*Hemos repasado los principales argumentos que la tradición de la filosofía occidental nos ofrece ante el acceso racional a la existencia de Dios. Hemos recordado también, aunque brevemente, los principales argumentos expuestos por quienes niegan dicha existencia o, al menos, el humano acceso a demostrarla. Pero quisiera detenerme antes de afrontar el tema de central de toda Teodicea (el problema del mal), para recordar algunos principios elementales que ya dijimos.

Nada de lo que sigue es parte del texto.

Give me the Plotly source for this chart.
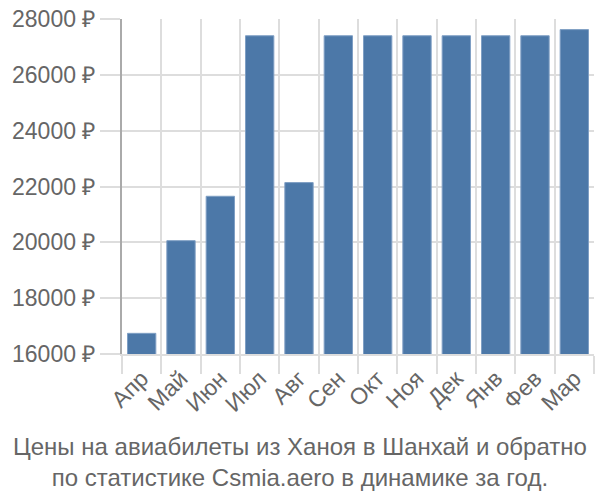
import plotly.graph_objects as go

months = ["Апр", "Май", "Июн", "Июл", "Авг", "Сен", "Окт", "Ноя", "Дек", "Янв", "Фев", "Мар"]
prices = [16740, 20060, 21650, 27400, 22140, 27400, 27400, 27400, 27400, 27400, 27400, 27620]
y_ticks = [16000, 18000, 20000, 22000, 24000, 26000, 28000]
y_labels = [f"{v} ₽" for v in y_ticks]
title_text = "Цены на авиабилеты из Ханоя в Шанхай и обратно<br>по статистике Csmia.aero в динамике за год."

FONT = "Liberation Sans, Arial, sans-serif"
GRAY = "#666666"
GRID = "#dddddd"

L, R, T, B = 122, 6, 14, 146
W, H = 600, 500
plot_w = W - L - R
plot_h = H - T - B

fig = go.Figure(go.Bar(
    x=months, y=prices,
    marker=dict(color="#4c78a8", line=dict(color="#7f9fc4", width=1)),
))

fig.update_layout(
    width=W, height=H,
    margin=dict(l=L, r=R, t=T, b=B),
    paper_bgcolor="white", plot_bgcolor="white",
    bargap=0.28,
    showlegend=False,
    font=dict(family=FONT, color=GRAY),
    annotations=[dict(
        text=title_text, showarrow=False,
        xref="paper", yref="paper",
        x=(W / 2 - L) / plot_w, xanchor="center",
        y=-(432 - (H - B)) / plot_h, yanchor="top",
        align="center",
        font=dict(size=24, color=GRAY, family=FONT),
    )],
)
fig.update_xaxes(
    type="category", tickson="boundaries",
    showgrid=True, gridcolor=GRID, gridwidth=2,
    ticks="outside", ticklen=18, tickcolor=GRID, tickwidth=2,
    tickangle=-45, tickfont=dict(size=23, color=GRAY, family=FONT),
    showline=True, linecolor=GRID, linewidth=2,
)
fig.update_yaxes(
    range=[16000, 28000], tickvals=y_ticks, ticktext=y_labels,
    showgrid=True, gridcolor=GRID, gridwidth=2,
    ticks="outside", ticklen=20, tickcolor=GRID, tickwidth=2,
    tickfont=dict(size=23, color=GRAY, family=FONT),
    showline=True, linecolor="#aaaaaa", linewidth=2,
    zeroline=False,
)

fig.write_html("out.html")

*Cuando hablamos de probar, de prueba, estamos indicando el establecimiento, mediante la experiencia, de la existencia de determinado fenómeno o también la consecución de determinada conclusión a partir de ciertos principios o premisas, mediante un razonamiento. El hecho de que la razón descubra la relación necesaria entre dos realidades o conceptos nos permite hablar de demostración. Pero en el primer sentido resulta claro que no cabe una demostración de la existencia de Dios, pues caso de existir, su naturaleza espiritual –más allá de los sentidos- escapa a toda posible comprobación de la experiencia. Por eso, si es que el hombre puede –y ya vimos que sí, y que de hecho lo ha logrado a lo largo de los siglos- levantarse hacia Dios, tendrá que ser sobre argumentos de índole racional, es decir, entretejiendo un discurso coherente que desde unas afirmaciones iniciales nos conduzca a esta afirmación final: la de su existencia.
*Podríamos decir que a lo hora de afirmar a Dios nuestro entendimiento discurre con su hipótesis, una hipótesis necesaria por otra parte, sin la cual no se explicarían muchas de las realidades que nos rodean, incluidos a nosotros mismos en lo más profundo de nuestro ser. En este sentido, nuestro razonamiento lo que hace es dar forma explícita a una especie de intuición natural, si bien no de Dios mismo, sí al menos de las razones que fundamentan la afirmación de su existencia, a fin de no quedar encerrados en el sinsentido de un absurdo total, que ignorara la razón última del ser de las cosas. Puede que esta sea la explicación que hace, para muchos, más aceptable dicha intuición, esta sospecha de lo divino tras el cosmos que nos circunda, más aún que las mismas pruebas (que no dejan de encontrar oponentes). El corazón del hombre “barrunta” de alguna manera la presencia real de Dios y se experimenta a sí mismo envuelto en ella, en un Dios misterio que le sobrepasa y le trasciende, toda vez que lo envuelve y lo penetra también. El raciocinio hace de Dios un objeto a dilucidar; este latido interno y natural lo presiente, en cambio, en la inmanencia de nuestro humano existir.
*Es por esto que no son pocos los que consideran insuficientes los argumentos racionales. Nuestra inteligencia no puede, no debe prescindir de ellos, pero si desea llegar a buen puerto necesita la aportación fecunda de la luminosa fe, la complicidad de una honradez moral (sin la cual la razón se detiene o se extravía), así como la pureza en su intención, por la que se encamine, decididamente, a la verdad. Se requiere una personal y decidida decisión, y entonces empiezan a ser válidas las pruebas: éstas son siempre justificaciones a posteriori de aquellas supremas (y anteriores) decisiones. Dado que el ser humano es un mosaico sumamente complejo, en el que sus diversas facultades se conectan y articulan, nada es autónomo o indiferente para el conjunto personal. El entendimiento y la voluntad, los sentidos y la razón, cuerpo y alma, constituyen una misteriosa y completa unidad: esa del yo individual que constituye nuestra propia identidad. En este microcosmos que somos cada uno, también la vida moral interviene: la virtud o el vicio contribuye u obstaculiza el discurso que busca la verdad o el apetito que persigue el auténtico bien.
*Digamos, para concluir, que no cabe plantear una deducción del ser divino, pues si existe, es la suprema realidad, y esta no se desprende de nada anterior, antes bien, todo depende de ella. El humano proceder, en su reflexión acerca del ser de Dios, no tiene más remedio que partir de las cosas que tenemos a la mano, incluida nuestra propia existencia. Sea la reflexión metafísica acerca del cosmos, sea la reflexión metafísica acerca del ser humano, una y otra son las vías que pueden entreabrir al hombre su itinerario para llegar, de alguna manera, al ser de Dios.